Published: November 16, 2012
After today's overwhelming, 365-43 vote in the House to pass H.R. 6156, the Russia PNTR legislation, attention now turns to the Senate. A round-up:
Business Roundtable hailed passage in a release, "BRT Lauds House Approval of Russia PNTR Legislation, Urges Senate to Take Immediate Action", quoting Doug Oberhelman, Chairman & CEO, Caterpillar Inc., and Chair of BRT’s International Engagement Committee.
Ensuring that American companies and workers can compete in the growing Russian market is essential to increasing U.S. exports, growing our economy and creating more American jobs. Enactment of Russia PNTR will help to do just that, and we urge the Senate to approve the House-passed legislation as soon as possible in the ‘lame-duck’ session.”
BRT's chairman is Jim McNerney, chairman, president & CEO of Boeing. The campaign also issued a laudatory statement after House passage and calling for swift Senate action. Excerpt:
By establishing permanent normal trade relations with Russia, U.S. companies large, medium and small will be able to fully take advantage of the significant concessions Russia made earlier this year to join the World Trade Organization.
For Boeing, that means locking in Russia's commitment to lower its tariffs on commercial airplanes – a vital step to enabling our 80,000 U.S. commercial airplane workers to compete in that important market.
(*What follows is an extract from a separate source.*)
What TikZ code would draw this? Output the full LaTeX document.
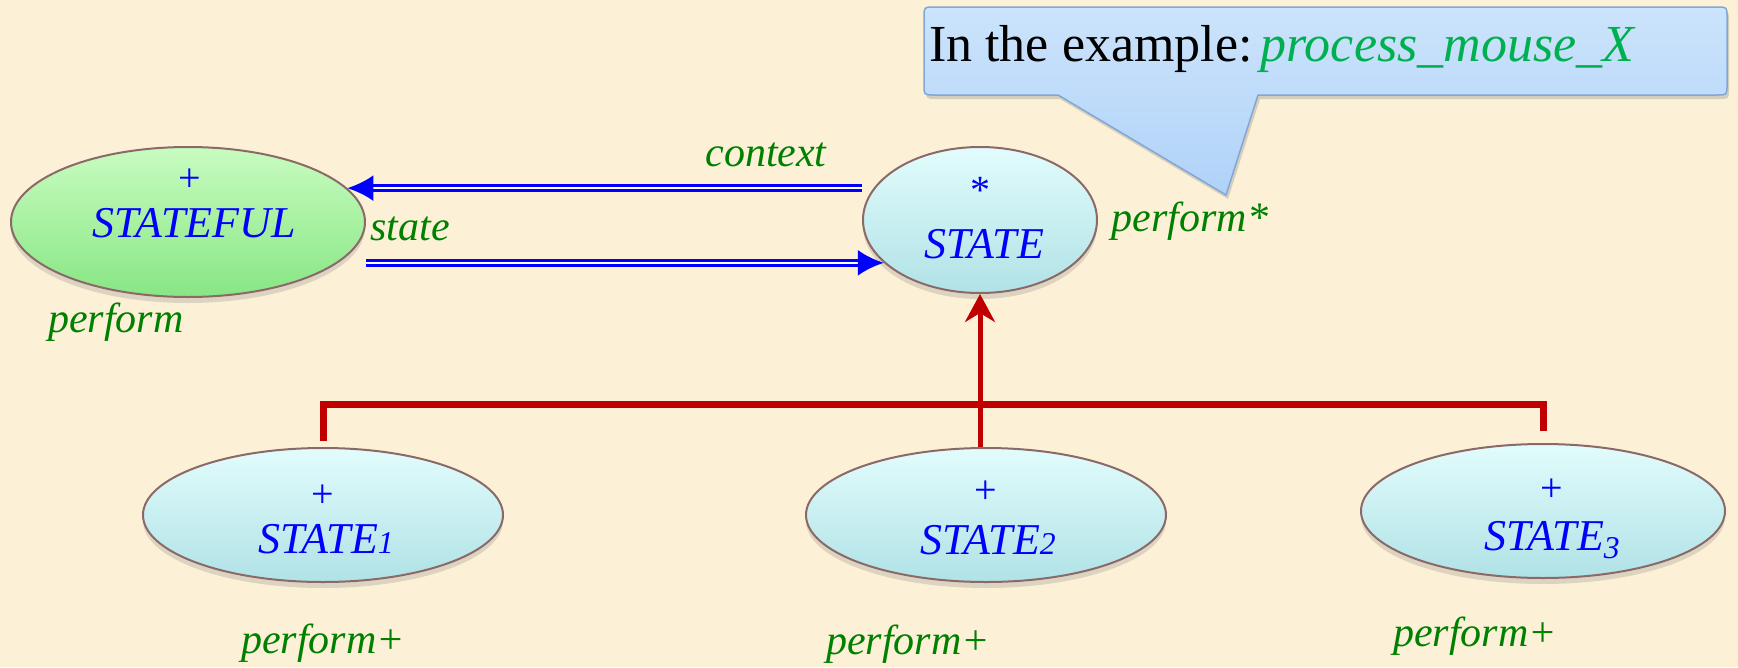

Over the next 20 years, we expect Russian airlines to purchase nearly 900 new commercial airplanes valued at approximately $100 billion.
Wall Street Journal (subscription), "House Passes Russia Trade Bill, With a Condition":
Powerful business groups including the Business Roundtable and the U.S. Chamber of Commerce have been lobbying hard for passage of the bill, which the Peterson Institute for International Economics estimates could double U.S. exports to Russia—currently its 20th-largest trading partner—within five years. Gary Clyde Hufbauer, a senior fellow at the think tank, has warned that continued inaction could cost U.S. companies as much as $1 billion a year, or about a month's worth of exports.